Legacy in Spain for UK nationals
Legacy in Spain for UK nationals

Inheriting assets in Spain often raises important questions. Where should the estate be accepted? Which law applies? In which country do you pay inheritance tax, and how much? To simplify, it is essential to separate the matter into two parts: succession law and taxation.

Here, we focus only on a U.K. national who resides in the U.K. and owns a second residence in Spain, leaving it to their children.

Which law applies to the distribution of the estate?

Since the European Succession Regulation (EU Regulation 650/2012) came into effect, the default rule is that the law of the deceased’s habitual residence applies to the distribution of their estate across Europe.

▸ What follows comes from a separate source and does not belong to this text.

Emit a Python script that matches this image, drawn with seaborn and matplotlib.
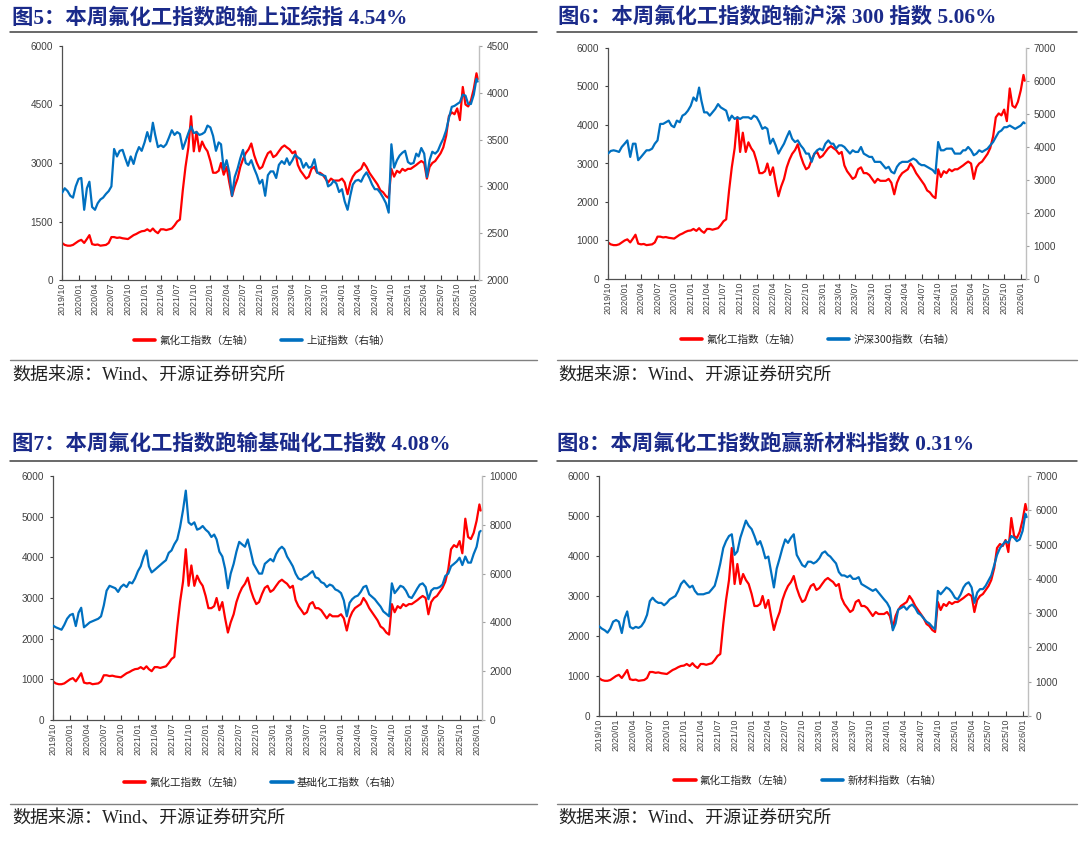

However, a person can expressly opt in their will for the law of their nationality to govern their estate.

For U.K. nationals, this means that unless they choose otherwise in a will, U.K. succession law will govern how their Spanish assets (such as a second home or bank accounts) are distributed. This covers whether the estate passes to a surviving spouse, children, or other heirs, depending on national rules, the testament, or a marriage contract.

Is a Spanish last will required?

For a U.K. resident with a Spanish second home, a Spanish will is usually not strictly necessary, because the distribution will be handled under U.K. law.

However, if a U.K. national becomes resident in Spain and wishes for U.K. law to continue applying to their estate, it is highly advisable to have a Spanish will in place expressly stating that choice. Without it, Spanish succession law may be applied.

Practical takeaway

If you are a U.K. national with a second residence in Spain, succession will normally follow U.K. law, unless you expressly opt otherwise. A Spanish will is generally unnecessary unless you reside in Spain and wish to ensure that U.K. law governs your estate.